Moschea a Melegnano, colpo di scena: parlano i fondatori, «I nostri figli conoscano la loro storia»

Rumours, spauracchi, disinformazione, fatti in mano a pochi: e i giornali tentano di addentare in ogni verso la notizia. Ricostruiamo con obiettività. Fonti vicine ai fondatori della moschea, che hanno fatto istanza di legale autorizzazione ad aprire un centro culturale arabo in città, precisano: «Troppa polemica. Vuole essere un centro di cultura araba e di assistenza, dove insegnare ai nostri figli la loro storia».

Gli uni
Abdul Abd El Azim, panettiere a San Giuliano Milanese, è in Italia da 33 anni, è cittadino italiano. Si definisce musulmano moderno. È lui che, assieme a una decina di famiglie, ha affittato un locale privato a Melegnano, zona Ovest, per fare incontri di preghiera sul Corano. Presiede le attività. «Abbiamo il grosso problema dei nostri figli - racconta, motivando la ragion d’essere della moschea -. Quando li portiamo in Egitto da nonni e parenti, non sanno una parola di arabo». Qual è il progetto? «Un centro di cultura. E com’è fatto, secondo lei, un centro di cultura? Corsi di lingua, di Corano, aiuti per poveri e affamati. La religione ce lo chiede». La procedura è iniziata: «Vogliamo aprire a tutti. Il 24 ottobre è venuto l’ingegnere del Comune, Ufficio Tecnico, per i documenti. Aspettiamo entro 90 giorni la risposta». Non vuole alimentare polemiche. «Ho letto i giornali. L’Associazione Artigiani è venuta a scusarsi, dopo la polemica. Ma non abbiamo paura, abbiamo già vinto una causa su un fatto come questo. Non ci serve il Taj Mahal. Per noi è moschea il pezzo di terra dove ci mettiamo a pregare. Siamo in regola con il proprietario, il presidente Sabbatini, della Fondazione Castellini.

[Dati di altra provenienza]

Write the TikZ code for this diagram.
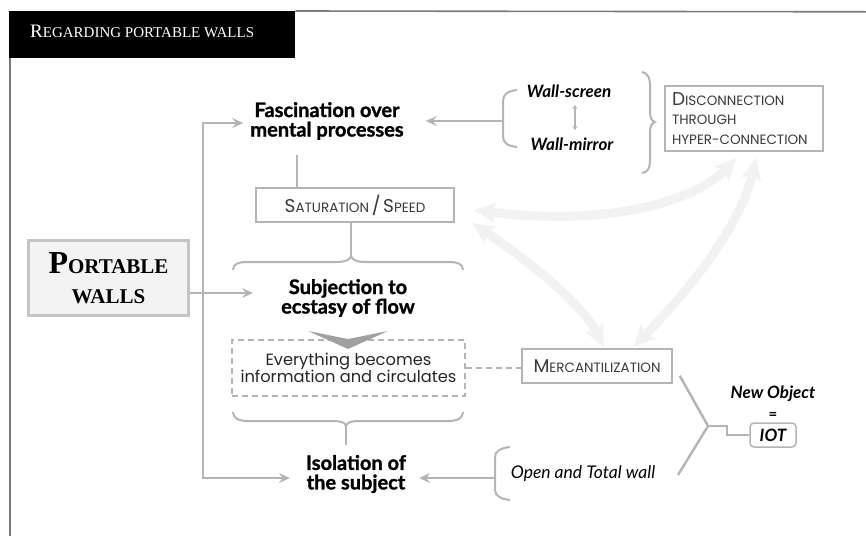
\documentclass[tikz,border=0pt]{standalone}
\usepackage{fontspec}
\setmainfont{Lato}
\newfontfamily\headf{Lato}[BoldFeatures={FakeBold=1.3}]
\newfontfamily\popf{Poppins}
\newfontfamily\serf{Liberation Serif}
\usetikzlibrary{arrows.meta}
\definecolor{lnc}{HTML}{B4B4B6}
\definecolor{bigarr}{HTML}{F2F2F2}
\definecolor{sctext}{HTML}{3A3A3A}
\definecolor{framec}{HTML}{7A7A7A}
\definecolor{pwb}{HTML}{C4C4C4}
\definecolor{pwf}{HTML}{F3F3F3}
\definecolor{chev}{HTML}{A0A0A0}
\newcommand\bigC[1]{{\fontsize{18.5}{18.5}\selectfont #1}}
\newcommand\smC[1]{{\fontsize{13.5}{13.5}\selectfont #1}}
\begin{document}
\begin{tikzpicture}[x=1pt,y=-1pt,
  conn/.style={draw=lnc, line width=2.4pt},
  arr/.style={conn, -{Stealth[length=11pt,width=10pt,inset=4pt]}},
  head/.style={font=\headf\fontsize{20}{19.5}\selectfont\bfseries, align=center, inner sep=0pt},
  itl/.style={font=\fontsize{17}{17}\selectfont\bfseries\itshape, inner sep=0pt},
  scbox/.style={draw=lnc, line width=1.5pt, text=sctext, font=\popf, inner sep=0pt, fill=white},
  bigflow/.style={draw=bigarr, line width=9pt, {Stealth[length=22pt,width=20pt,inset=5pt]}-{Stealth[length=22pt,width=20pt,inset=5pt]}},
  brk/.style={draw=lnc, line width=2pt},
]
\useasboundingbox (0,0) rectangle (866,536);

% anchor points of the light arrows
\coordinate (fa1) at (737,158);
\coordinate (fa2) at (474,210);
\coordinate (fb1) at (472,223);
\coordinate (fb2) at (604,347);
\coordinate (fc1) at (756,158);
\coordinate (fc2) at (633,347);
\draw[bigflow] (fa2) .. controls (600,226) and (690,205) .. (fa1);
\draw[bigflow] (fb1) .. controls (520,255) and (580,300) .. (fb2);
\draw[bigflow] (fc1) .. controls (740,230) and (680,300) .. (fc2);

% boxes
\node[scbox, minimum width=158pt, minimum height=65pt, text width=144pt, align=left,
      font=\popf\fontsize{13.5}{19.5}\selectfont] (disc) at (744,118.5)
  {\bigC{D}\smC{ISCONNECTION}\\\smC{THROUGH}\\\smC{HYPER-CONNECTION}};
\node[scbox, minimum width=198pt, minimum height=34pt] (sat) at (355,205)
  {\bigC{S}\smC{ATURATION} \bigC{/} \bigC{S}\smC{PEED}};
\node[scbox, minimum width=150pt, minimum height=34pt] (merc) at (597,366)
  {\bigC{M}\smC{ERCANTILIZATION}};

% title bar and frame
\node[fill=black, minimum width=286pt, minimum height=47pt, anchor=north west, inner sep=0pt] (tbar) at (9,11) {};
\node[anchor=base west, text=white, font=\serf, inner sep=0pt] (title) at (30,37)
  {{\fontsize{19}{19}\selectfont R}{\fontsize{15}{15}\selectfont EGARDING PORTABLE WALLS}};
\draw[framec, line width=1.6pt] (tbar.north east) -- (866,11.8);
\draw[framec, line width=1.6pt] ([xshift=0.8pt]tbar.south west) -- (9.8,536);

% portable walls
\node[draw=pwb, fill=pwf, line width=3pt, minimum width=160pt, minimum height=75pt,
      font=\serf\bfseries\fontsize{21}{30}\selectfont, align=center, inner sep=0pt] (pw) at (108.5,278)
  {{\fontsize{32}{32}\selectfont P}ORTABLE\\WALLS};

% main texts
\node[head] (fasc) at (327,121) {Fascination over\\mental processes};
\node[head] (subj) at (348,298) {Subjection to\\ecstasy of flow};
\node[head] (isol) at (356,474) {Isolation of\\the subject};
\node[itl] (wscr) at (569,91) {Wall-screen};
\node[itl] (wmir) at (572,144) {Wall-mirror};
\node[font=\fontsize{17.5}{17.5}\selectfont\itshape, inner sep=0pt] (open) at (583,474) {Open and Total wall};
\node[draw=lnc, dash pattern=on 6pt off 4pt, line width=1.5pt, minimum width=233pt, minimum height=56pt,
      font=\popf\fontsize{16.3}{17.5}\selectfont, text=black!85, align=center, inner sep=0pt] (dbox) at (348.5,368)
  {Everything becomes\\information and circulates};
\node[itl] (newobj) at (773,394) {New Object};
\node[itl, font=\fontsize{15}{15}\selectfont\bfseries] (eq) at (773,416) {=};
\node[draw=lnc, line width=1.5pt, rounded corners=4pt, minimum width=46pt, minimum height=24pt,
      font=\fontsize{17}{17}\selectfont\bfseries\itshape, inner sep=0pt] (iot) at (773,435) {IOT};

% left trunk
\coordinate (vjoin) at (203,293);
\draw[arr] (pw.east |- vjoin) -- (253,293);
\draw[arr] (vjoin) |- ([xshift=-7pt, yshift=-2pt]fasc.west);
\draw[arr] (vjoin) |- ([xshift=-16pt, yshift=-4pt]isol.west);

% wall bracket
\coordinate (wb) at (503,121);
\draw[brk] (517,90) .. controls (508,91) and (503,94) .. (503,101) -- (503,137)
  .. controls (503,143) and (508,146) .. (517,147);
\draw[arr] (wb) -- ([xshift=22pt]fasc.east);
\coordinate (dA) at (575,105);
\coordinate (dB) at (575,130);
\draw[draw=lnc, line width=1.6pt, {Stealth[length=4pt,width=5pt]}-{Stealth[length=4pt,width=5pt]}] (dA) -- (dB);
% right brace
\draw[brk] (642,72) .. controls (648,73) and (650,78) .. (650,86) -- (650,112)
  .. controls (650,118) and (652,121) .. (655,122) .. controls (652,123) and (650,126) .. (650,132)
  -- (650,160) .. controls (650,168) and (648,172) .. (642,173);

% fasc -> sat -> brace
\draw[conn] ([xshift=-58pt]sat.north) -- ++(0,-32);
\coordinate (tcusp) at (351,256);
\draw[conn] (sat.south -| tcusp) -- (tcusp);
\draw[brk] (233,270) .. controls (233,264) and (238,262) .. (248,262) -- (336,262)
  .. controls (345,262) and (350,260) .. (tcusp) .. controls (352,260) and (357,262) .. (366,262)
  -- (448,262) .. controls (458,262) and (463,264) .. (463,270);

% chevron
\fill[chev] (308,331) -- (348,339) -- (388,331) -- (348,349) -- cycle;

% bottom brace
\coordinate (bcusp) at (346,426);
\draw[brk] (233,412) .. controls (233,418) and (238,421) .. (248,421) -- (332,421)
  .. controls (340,421) and (345,422) .. (bcusp) .. controls (347,422) and (352,421) .. (360,421)
  -- (448,421) .. controls (458,421) and (463,418) .. (463,412);
\draw[conn] (bcusp) -- ++(0,19);

% dashed link
\draw[draw=lnc, line width=1.5pt, dash pattern=on 6pt off 4pt] (dbox.east) -- (dbox.east -| merc.west);

% open bracket
\coordinate (ob) at (495,478);
\draw[brk] (510,447) .. controls (501,448) and (495,451) .. (495,457) -- (495,490)
  .. controls (495,496) and (501,499) .. (510,500);
\draw[arr] (ob) -- ([xshift=13pt]isol.east |- ob);

% merge to IOT
\coordinate (mj) at (708,426);
\coordinate (oj) at (678,475);
\draw[conn] ([shift={(7pt,8pt)}]merc.south east) -- (mj) -- (oj);
\draw[conn] (mj) -- ++(19,0) |- (iot.west);
\end{tikzpicture}
\end{document}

E non abbiamo paura del terrorismo: con noi se ne stanno lontani».

Gli altri
Intervistiamo don Renato, parroco della basilica di San Giovanni, per un parere pastorale. «Per noi non ci sono problemi. C’è anche un ufficio aperto in Diocesi. Se c'è libertà di culto e di pensiero per tutti». Don Paolo, al Giardino: «Ogni gruppo religioso è libero di pagarsi in affitto un luogo di preghiera. Ho parlato con loro, aiutano associazioni di beneficienza. Unici vincoli, il rispetto della Costituzione e delle tradizioni culturali. E la predicazione, se avverrà in italiano o in arabo». Don Luigi, del Carmine. «È la linea della Diocesi fin dagli anni ’90. Andiamo verso una società multireligiosa. In questi giorni il cardinal Scola ha dichiarato che la libertà religiosa è per tutti. Certo, occorrerà fare tutti i passi amministrativi».

Per ultimi
La politica fa la voce grossa. La Giunta melegnanese di Centrodestra, abbondantemente dichiarativa sulla faccenda, vaglia mille capillari possibilità. Meno sul pezzo il Coordinamento del PD, che la butta sul politico accusando il Sindaco: «Dalla stampa veniamo a conoscenza di una presunta moschea; che tutto avvenga nel rispetto delle leggi e delle regole. Chiediamo chiarezza». Richiama al punto la lista civica Insieme Cambiamo, tramite il consigliere Lucia Rossi: «La Costituzione sancisce un diritto religioso inequivocabile. Anzi, se tutte le carte sono a posto, ben venga regolamentare l’ambiente e farlo diventare più controllato».